START DATA LISTING

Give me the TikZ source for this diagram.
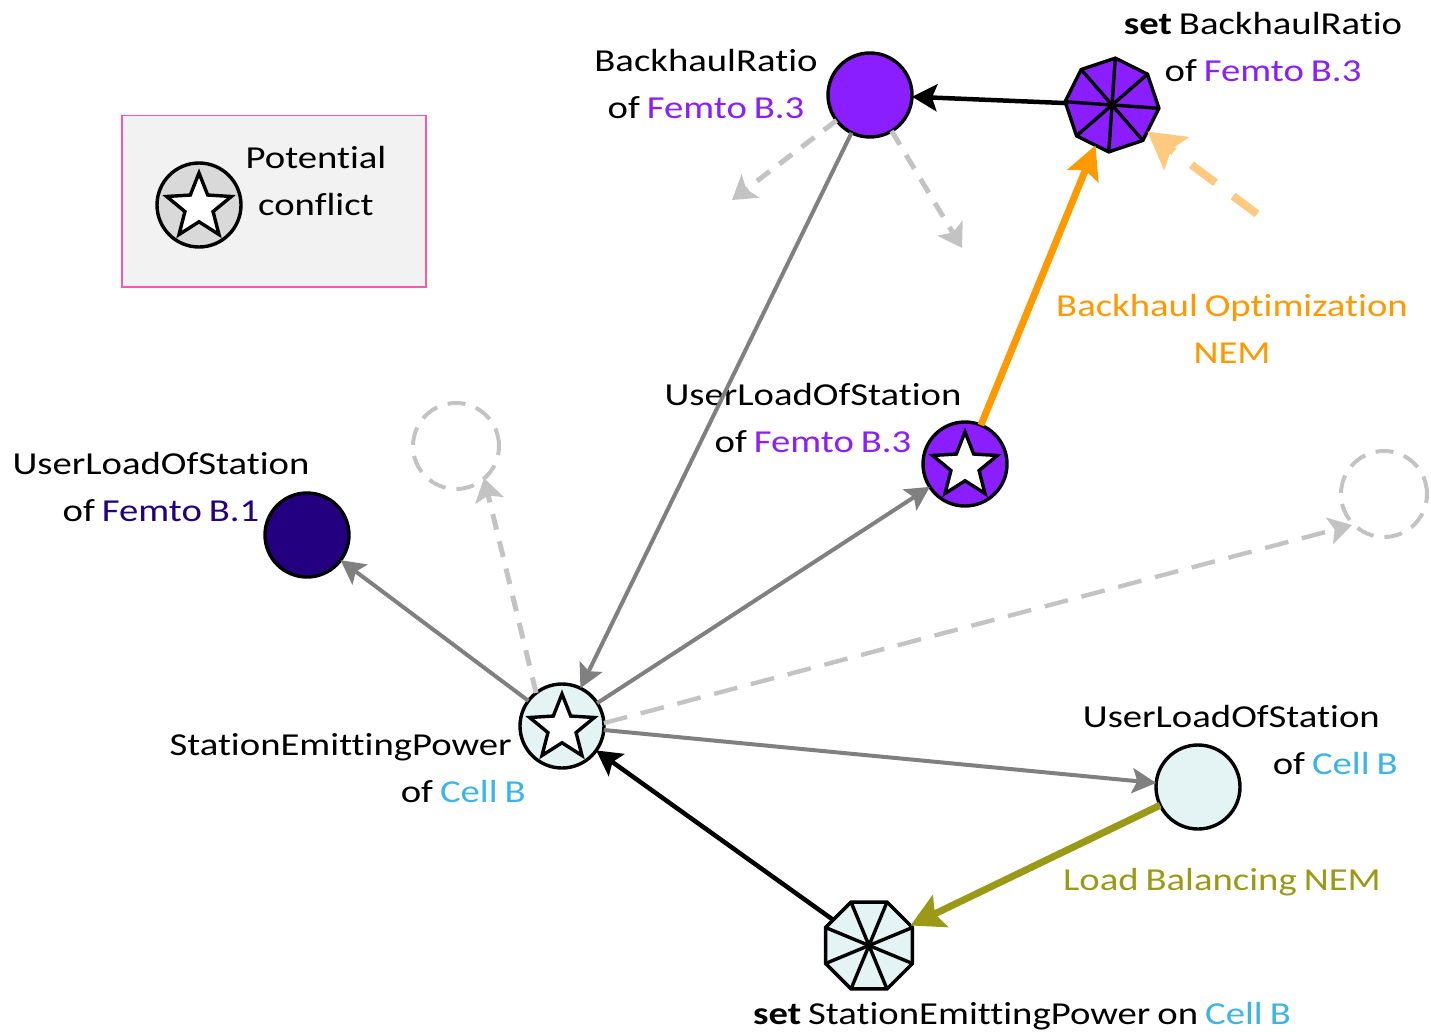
\documentclass[tikz,border=0pt]{standalone}
\usepackage{fontspec}
\setmainfont{Carlito}[FakeStretch=1.21, Ligatures=NoCommon, WordSpace=0.8]
\usetikzlibrary{arrows.meta,shapes.geometric}
\definecolor{vio}{HTML}{8B1EFF}
\definecolor{indig}{HTML}{220080}
\definecolor{lcyan}{HTML}{E4F3F3}
\definecolor{cyanT}{HTML}{3CB4E5}
\definecolor{orA}{HTML}{FF9900}
\definecolor{orL}{HTML}{FFC97F}
\definecolor{olv}{HTML}{9A9A18}
\definecolor{grA}{HTML}{808080}
\definecolor{grL}{HTML}{C3C3C3}
\definecolor{pinkB}{HTML}{FF55AA}
\definecolor{legbg}{HTML}{F2F2F2}
\definecolor{legst}{HTML}{D9D9D9}
\begin{document}
\begin{tikzpicture}[x=1pt,y=-1pt,
  stn/.style={circle, draw=black, line width=3.4pt, minimum size=84pt, inner sep=0pt, outer sep=0pt},
  strshape/.style={star, star points=5, star point ratio=2.3, draw=black, fill=white, line width=3.4pt, minimum size=68pt, inner sep=0pt, outer sep=0pt},
  octo/.style={regular polygon, regular polygon sides=8, draw=black, line width=3.4pt, minimum size=94pt, inner sep=0pt, outer sep=0pt},
  spoke/.style={line width=3.4pt},
  dcirc/.style={circle, draw=grL, line width=4pt, dash pattern=on 18pt off 11pt, minimum size=86pt, inner sep=0pt},
  lbl/.style={font=\fontsize{32}{47}\selectfont, align=center, inner sep=0pt},
  ga/.style={draw=grA, line width=4pt, -{Stealth[length=24pt,width=25pt,inset=5pt]}},
  ba/.style={draw=black, line width=4.5pt, -{Stealth[length=25pt,width=27pt,inset=5pt]}},
  dg/.style={draw=grL, line width=5pt, dash pattern=on 16pt off 12pt, -{Stealth[length=23pt,width=29pt,inset=5pt]}},
  dgl/.style={draw=grL, line width=4.4pt, dash pattern=on 24pt off 14pt, -{Stealth[length=23pt,width=27pt,inset=5pt]}},
  oa/.style={draw=orA, line width=7pt, -{Stealth[length=33pt,width=33pt,inset=6pt]}},
  ola/.style={draw=olv, line width=7pt, -{Stealth[length=33pt,width=35pt,inset=6pt]}},
  loa/.style={draw=orL, line width=8pt, dash pattern=on 30pt off 22pt, -{Stealth[length=36pt,width=40pt,inset=6pt]}}
]
\useasboundingbox (0,0) rectangle (1431,1032);

% legend
\node[draw=pinkB, fill=legbg, line width=1.5pt, minimum width=304pt, minimum height=171pt, anchor=north west, inner sep=0pt] (leg) at (121,115) {};
\node[stn, fill=legst] (legc) at (199,205) {};
\node[strshape] (legs) at (199,207) {};
\node[lbl] (legt) at (316,181.5) {Potential\\conflict};

% nodes
\node[stn, fill=vio] (BR) at (870,95) {};
\node[octo, fill=vio, shape border rotate=18.5] (setBR) at (1112,105) {};
\foreach \i in {1,...,8} \draw[spoke] (setBR.center) -- (setBR.corner \i);
\node[stn, fill=vio] (FB3) at (965,464) {};
\node[strshape] (FB3s) at (965,466) {};
\node[stn, fill=indig] (FB1) at (307,535) {};
\node[stn, fill=lcyan] (SEP) at (562,726) {};
\node[strshape] (SEPs) at (562,728) {};
\node[stn, fill=lcyan] (CB) at (1198,787) {};
\node[octo, fill=lcyan] (setSEP) at (869,945.5) {};
\foreach \i in {1,...,8} \draw[spoke] (setSEP.center) -- (setSEP.corner \i);
\node[dcirc] (dc1) at (456,446) {};
\node[dcirc] (dc2) at (1384,494) {};

% labels
\node[lbl] (BRl) at (706,84) {BackhaulRatio\\of {\color{vio}Femto B.3}};
\node[lbl] (setBRl) at (1263,47.5) {\textbf{set} BackhaulRatio\\of {\color{vio}Femto B.3}};
\node[lbl] (FB3l) at (813,418.5) {UserLoadOfStation\\of {\color{vio}Femto B.3}};
\node[lbl] (FB1l) at (161,487) {UserLoadOfStation\\of {\color{indig}Femto B.1}};
\node[lbl, align=right, anchor=east] (SEPl) at (526,768.5) {StationEmittingPower\hspace*{14pt}\\of {\color{cyanT}Cell B}};
\node[lbl, align=right, anchor=east] (CBl) at (1398,739.5) {UserLoadOfStation\hspace*{18pt}\\of {\color{cyanT}Cell B}};
\node[lbl, text=orA] (BOl) at (1232,328.5) {Backhaul Optimization\\NEM};
\node[lbl, text=olv] (LBl) at (1222,882) {Load Balancing NEM};
\node[lbl] (setSEPl) at (1022,1016) {\textbf{set} StationEmittingPower on {\color{cyanT}Cell B}};

% free ends
\coordinate (d1) at (732,200);
\coordinate (d2) at (962,248);
\coordinate (lo) at (1257,214);
\coordinate (t1) at (484,478);
\coordinate (t2) at (1352,525);

% connectors
\draw[dg] (BR) -- (d1);
\draw[dg] (BR) -- (d2);
\draw[dg] (SEP.128) -- (t1);
\draw[dgl] (SEP.4) -- (t2);
\draw[loa] (lo) -- (setBR);
\draw[ba] (setBR) -- (BR);
\draw[ga] (BR) -- (SEP);
\draw[oa] (FB3) -- (setBR);
\draw[ga] (SEP) -- (FB3);
\draw[ga] (SEP) -- (FB1);
\draw[ga] (SEP) -- (CB);
\draw[ba] (setSEP) -- (SEP);
\draw[ola] (CB) -- (setSEP);
\end{tikzpicture}
\end{document}
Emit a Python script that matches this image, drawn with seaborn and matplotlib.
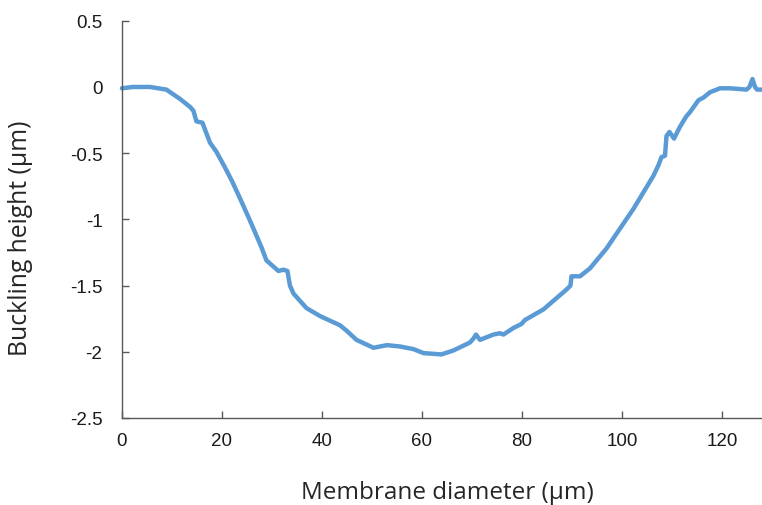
import matplotlib
matplotlib.use("Agg")
import matplotlib.pyplot as plt
import seaborn as sns
import pandas as pd

# Membrane buckling profile (diameter in µm, height in µm)
diameter = [0.0, 2.2, 5.6, 8.9, 11.6, 13.6, 14.3, 14.9, 16.1, 17.6, 18.9,
            20.5, 22.0, 23.6, 25.5, 27.9, 28.9, 31.3, 32.3, 33.1, 33.6,
            34.3, 36.9, 39.6, 43.6, 44.9, 46.9, 50.3, 53.0, 55.6, 58.3,
            60.3, 63.9, 66.3, 69.6, 70.3, 70.8, 71.6, 74.3, 75.6, 76.3,
            78.3, 79.9, 80.6, 84.3, 88.9, 89.7, 89.9, 91.6, 93.6, 96.9,
            99.6, 102.3, 106.3, 107.3, 107.9, 108.6, 108.9, 109.5, 110.4,
            111.6, 112.9, 113.6, 115.3, 116.3, 117.6, 119.6, 121.6, 124.9,
            125.5, 126.1, 126.6, 127.0, 128.0]
height = [-0.01, 0.0, 0.0, -0.02, -0.09, -0.15, -0.18, -0.26, -0.27, -0.42,
          -0.49, -0.60, -0.71, -0.84, -1.00, -1.21, -1.31, -1.39, -1.38,
          -1.39, -1.50, -1.56, -1.67, -1.73, -1.80, -1.84, -1.91, -1.97,
          -1.95, -1.96, -1.98, -2.01, -2.02, -1.99, -1.93, -1.90, -1.87,
          -1.91, -1.87, -1.86, -1.87, -1.82, -1.79, -1.76, -1.68, -1.53,
          -1.50, -1.43, -1.43, -1.37, -1.22, -1.07, -0.92, -0.67, -0.59,
          -0.53, -0.52, -0.37, -0.34, -0.39, -0.30, -0.22, -0.19, -0.10,
          -0.08, -0.04, -0.01, -0.01, -0.02, 0.0, 0.06, 0.0, -0.02, -0.02]

x_ticks = [0, 20, 40, 60, 80, 100, 120]
y_ticks = [-2.5, -2, -1.5, -1, -0.5, 0, 0.5]
y_tick_labels = ["-2.5", "-2", "-1.5", "-1", "-0.5", "0", "0.5"]

df = pd.DataFrame({"diameter": diameter, "height": height})

sns.set_theme(style="white")
plt.rcParams["font.family"] = ["Liberation Sans", "DejaVu Sans"]

fig = plt.figure(figsize=(7.62, 5.06), dpi=100)
ax = fig.add_axes([0.160, 0.172, 0.840, 0.785])

sns.lineplot(data=df, x="diameter", y="height", ax=ax, color="#5B9BD5",
             linewidth=3.2, solid_joinstyle="round", solid_capstyle="round",
             sort=False, clip_on=False)

ax.set_xlim(0, 128)
ax.set_ylim(-2.5, 0.5)
ax.set_xticks(x_ticks)
ax.set_xticklabels([str(t) for t in x_ticks])
ax.set_yticks(y_ticks)
ax.set_yticklabels(y_tick_labels)

spine_color = "#595959"
for side in ["top", "right"]:
    ax.spines[side].set_visible(False)
for side in ["left", "bottom"]:
    ax.spines[side].set_color(spine_color)
    ax.spines[side].set_linewidth(1.0)

ax.tick_params(axis="both", direction="in", length=5, width=1.0,
               color=spine_color, labelsize=13.5, labelcolor="#1a1a1a")
ax.tick_params(axis="x", pad=10)
ax.tick_params(axis="y", pad=14)
ax.tick_params(left=True, bottom=True)

label_font = ["Open Sans", "DejaVu Sans"]
ax.set_xlabel("Membrane diameter (µm)", fontsize=17.5, family=label_font,
              color="#262626")
ax.set_ylabel("Buckling height (µm)", fontsize=17.8, family=label_font,
              color="#262626")
ax.xaxis.set_label_coords(0.509, -0.157)
ax.yaxis.set_label_coords(-0.139, 0.455)

fig.savefig("out.png", dpi=100)
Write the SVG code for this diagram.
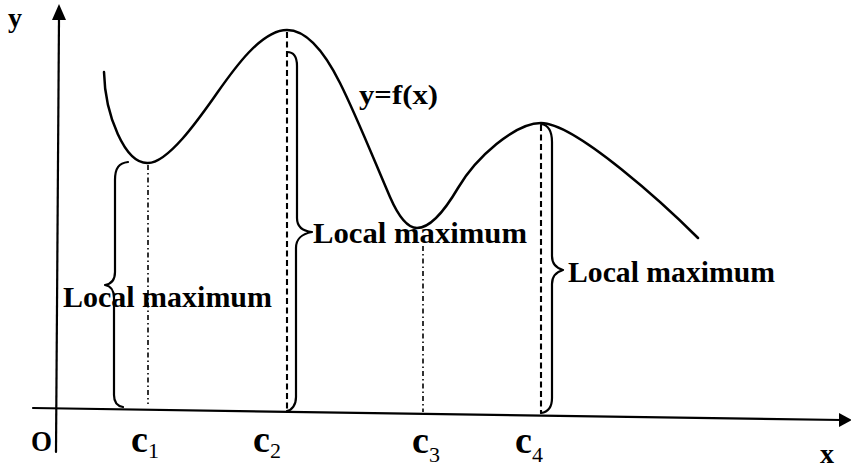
<svg xmlns="http://www.w3.org/2000/svg" width="851" height="468" viewBox="0 0 851 468">
<style>
.ln{fill:none;stroke:#000;stroke-linecap:round;stroke-linejoin:round}
.ax{stroke-width:2.2}
.cv{stroke-width:2.5}
.br{stroke-width:2.2}
.dd{stroke-width:1.6;stroke-dasharray:5 3 1.5 3;stroke-linecap:butt}
.ds{stroke-width:2.1;stroke-dasharray:6 3.5;stroke-linecap:butt}
.t{font-family:"Liberation Serif","Times New Roman",serif;font-weight:bold;fill:#000}
</style>
<rect width="851" height="468" fill="#fff"/>
<g id="axes">
<line class="ln ax" x1="56" y1="452" x2="59" y2="18"/>
<polygon points="59,4 52,20 66,20" fill="#000"/>
<line class="ln ax" x1="33" y1="408" x2="842" y2="420"/>
<polygon points="852,420 839,413 839,427" fill="#000"/>
</g>
<g id="curve">
<path class="ln cv" d="M104,72 C105,115 125,164 148,163 C168,163 199,118.7 215,96 C231,73.3 260,30 287,30 Q313.5,30 340,83 C357,117 375,162.5 390,197 Q403.5,228 417,228 C432,228 448,205 458,188 C476,157.4 515,123 541,123 C576,123 668,208 698,238"/>
</g>
<g id="guides">
<line class="ln dd" x1="148" y1="165" x2="148" y2="404"/>
<line class="ln ds" x1="287" y1="32" x2="287" y2="410"/>
<line class="ln dd" x1="423" y1="246" x2="423" y2="412"/>
<line class="ln ds" x1="541" y1="125" x2="541" y2="413"/>
</g>
<g id="braces">
<path class="ln br" d="M128,162 C119,163 115,168 115,180 L115,272 C115,280 111,284 105,285 C111,286 114,290 114,298 L114,395 C114,402 117,406 123,407"/>
<path class="ln br" d="M287,52 C294,52 297,57 297,66 L297,218 C297,226 302,231 312,232 C302,234 296,238 296,248 L296,397 C296,405 292,410 287,411"/>
<path class="ln br" d="M541,124 C548,125 552,131 552,142 L552,256 C552,264 556,268 563,270 C556,272 552,276 552,284 L552,398 C552,407 548,412 541,413"/>
</g>
<g id="labels">
<text class="t" x="8" y="27" font-size="28">y</text>
<text class="t" x="31" y="451" font-size="30" textLength="21" lengthAdjust="spacingAndGlyphs">O</text>
<text class="t" x="820" y="463" font-size="28">x</text>
<text class="t" x="359" y="104" font-size="28" textLength="79" lengthAdjust="spacingAndGlyphs">y=f(x)</text>
<text class="t" x="63" y="307" font-size="30" textLength="209" lengthAdjust="spacingAndGlyphs">Local maximum</text>
<text class="t" x="313" y="243" font-size="30" textLength="214" lengthAdjust="spacingAndGlyphs">Local maximum</text>
<text class="t" x="568" y="282" font-size="30" textLength="207" lengthAdjust="spacingAndGlyphs">Local maximum</text>
<text class="t" x="131" y="452" font-size="38">c<tspan font-weight="normal" font-size="22" dy="6">1</tspan></text>
<text class="t" x="253" y="452" font-size="38">c<tspan font-weight="normal" font-size="22" dy="6">2</tspan></text>
<text class="t" x="412" y="453" font-size="38">c<tspan font-weight="normal" font-size="22" dy="9">3</tspan></text>
<text class="t" x="515" y="453" font-size="38">c<tspan font-weight="normal" font-size="22" dy="9">4</tspan></text>
</g>
</svg>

END DATA LISTING

#### [DIRECTIONS FOR THIS TASK]
In the listing above, find the line containing "Emit a Python" and the line containing "import pandas as pd", then return both of them and every line between, exactly, without pictures.

#### [SOLVED PROBLEM]
Emit a Python script that matches this image, drawn with seaborn and matplotlib.
import matplotlib
matplotlib.use("Agg")
import matplotlib.pyplot as plt
import seaborn as sns
import pandas as pd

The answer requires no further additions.